The payload advantage that some subscribe to coax configs is not real, because the disk loading is the hover performance driver, and the two coax rotors weigh more than a single rotor, more than a tail rotor system weighs. Also, the wide separation between the two disks (to prevent noise complaints when the blades collide with each other) makes the cruise drag very high, usually about 10% higher than a single rotor. This makes the payload less at any significant range, since the gas burned robs payload.
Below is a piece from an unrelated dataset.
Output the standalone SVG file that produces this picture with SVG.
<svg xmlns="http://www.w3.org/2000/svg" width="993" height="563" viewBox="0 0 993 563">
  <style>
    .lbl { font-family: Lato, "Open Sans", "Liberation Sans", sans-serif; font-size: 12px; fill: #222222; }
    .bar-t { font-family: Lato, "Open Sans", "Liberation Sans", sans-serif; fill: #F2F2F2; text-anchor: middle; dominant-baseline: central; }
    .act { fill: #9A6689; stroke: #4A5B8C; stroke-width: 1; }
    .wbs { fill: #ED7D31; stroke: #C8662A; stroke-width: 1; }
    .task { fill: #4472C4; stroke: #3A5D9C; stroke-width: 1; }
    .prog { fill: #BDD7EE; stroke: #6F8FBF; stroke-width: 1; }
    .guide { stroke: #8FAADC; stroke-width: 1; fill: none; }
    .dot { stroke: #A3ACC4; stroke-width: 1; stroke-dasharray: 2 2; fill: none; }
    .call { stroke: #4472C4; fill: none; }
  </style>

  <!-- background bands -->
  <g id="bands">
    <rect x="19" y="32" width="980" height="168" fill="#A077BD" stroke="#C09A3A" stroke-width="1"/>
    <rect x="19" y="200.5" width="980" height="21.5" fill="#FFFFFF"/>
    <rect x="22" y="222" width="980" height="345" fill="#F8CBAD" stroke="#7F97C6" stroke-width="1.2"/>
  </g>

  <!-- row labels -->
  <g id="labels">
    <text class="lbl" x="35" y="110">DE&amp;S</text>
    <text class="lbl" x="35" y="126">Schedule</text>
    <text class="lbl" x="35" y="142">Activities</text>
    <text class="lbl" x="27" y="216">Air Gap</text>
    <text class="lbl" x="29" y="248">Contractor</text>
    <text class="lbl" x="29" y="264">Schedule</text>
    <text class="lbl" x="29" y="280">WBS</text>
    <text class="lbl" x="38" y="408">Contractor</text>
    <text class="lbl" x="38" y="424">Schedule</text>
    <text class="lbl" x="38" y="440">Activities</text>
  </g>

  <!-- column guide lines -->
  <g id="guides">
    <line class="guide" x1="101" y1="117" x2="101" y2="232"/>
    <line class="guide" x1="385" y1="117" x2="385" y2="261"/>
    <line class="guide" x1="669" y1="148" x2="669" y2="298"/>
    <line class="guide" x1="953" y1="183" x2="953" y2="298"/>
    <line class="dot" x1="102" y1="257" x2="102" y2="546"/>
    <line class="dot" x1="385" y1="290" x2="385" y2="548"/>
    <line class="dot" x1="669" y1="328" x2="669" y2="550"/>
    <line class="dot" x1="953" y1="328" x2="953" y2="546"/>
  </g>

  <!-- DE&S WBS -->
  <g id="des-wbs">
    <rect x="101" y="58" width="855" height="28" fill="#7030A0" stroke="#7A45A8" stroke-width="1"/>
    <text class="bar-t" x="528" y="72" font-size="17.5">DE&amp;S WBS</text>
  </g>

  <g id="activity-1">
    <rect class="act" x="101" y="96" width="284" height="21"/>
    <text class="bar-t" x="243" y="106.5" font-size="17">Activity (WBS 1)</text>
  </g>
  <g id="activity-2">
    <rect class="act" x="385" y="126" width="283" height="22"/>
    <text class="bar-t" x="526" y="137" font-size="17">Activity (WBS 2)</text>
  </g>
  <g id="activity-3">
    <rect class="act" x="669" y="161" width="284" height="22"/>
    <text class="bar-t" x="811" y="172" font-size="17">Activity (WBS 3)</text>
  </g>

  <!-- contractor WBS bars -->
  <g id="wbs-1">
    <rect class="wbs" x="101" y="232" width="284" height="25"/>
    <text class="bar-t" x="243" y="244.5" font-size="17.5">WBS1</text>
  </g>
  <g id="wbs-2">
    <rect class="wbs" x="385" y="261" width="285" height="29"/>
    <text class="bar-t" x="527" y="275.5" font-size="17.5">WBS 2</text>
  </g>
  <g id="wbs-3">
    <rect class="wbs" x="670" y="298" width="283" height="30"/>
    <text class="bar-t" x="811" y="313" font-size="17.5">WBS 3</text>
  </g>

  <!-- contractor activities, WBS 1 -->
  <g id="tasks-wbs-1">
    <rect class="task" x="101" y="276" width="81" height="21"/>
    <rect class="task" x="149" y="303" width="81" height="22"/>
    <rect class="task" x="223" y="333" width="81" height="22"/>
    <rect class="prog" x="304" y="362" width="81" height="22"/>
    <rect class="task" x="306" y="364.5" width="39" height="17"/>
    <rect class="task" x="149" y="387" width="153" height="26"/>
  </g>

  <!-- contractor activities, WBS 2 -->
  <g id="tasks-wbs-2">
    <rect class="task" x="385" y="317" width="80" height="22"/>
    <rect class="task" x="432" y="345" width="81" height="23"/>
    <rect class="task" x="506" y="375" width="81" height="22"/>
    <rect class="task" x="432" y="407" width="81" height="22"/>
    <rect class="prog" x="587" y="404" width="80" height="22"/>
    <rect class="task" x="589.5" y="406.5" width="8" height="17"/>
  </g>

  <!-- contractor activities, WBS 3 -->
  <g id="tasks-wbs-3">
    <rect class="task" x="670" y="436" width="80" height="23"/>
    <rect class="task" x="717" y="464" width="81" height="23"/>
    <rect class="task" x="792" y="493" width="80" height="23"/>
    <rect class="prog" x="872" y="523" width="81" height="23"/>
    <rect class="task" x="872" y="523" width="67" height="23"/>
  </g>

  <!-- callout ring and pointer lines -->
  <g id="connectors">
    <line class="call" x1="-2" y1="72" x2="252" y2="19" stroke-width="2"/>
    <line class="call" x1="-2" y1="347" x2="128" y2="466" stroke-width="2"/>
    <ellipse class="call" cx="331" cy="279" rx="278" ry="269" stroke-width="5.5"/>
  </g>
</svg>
Coaxs are great at shipboard ops, where the wind can come from any direction without any practical limit, and short, stubby tail cones make deck spotting easy, and where mission ranges are miles, not hundreds of miles, so the fuel burn at cruise is a smaller segment of the mission.

The ABC coax concept that X2 uses resolves the post-stall flapping/blade contact issue to some extent by having very rigid rotors so that almost no flapping can be observed. Also, the rigid blades can be brought closer together, so that the drag is less than a conventional coax, but still higher than a single rotor. The KS-50 has two articulated systems, with one at 2 1/2% offset, the other around 7%. An ABC rotor has about 25% offset on both rotors.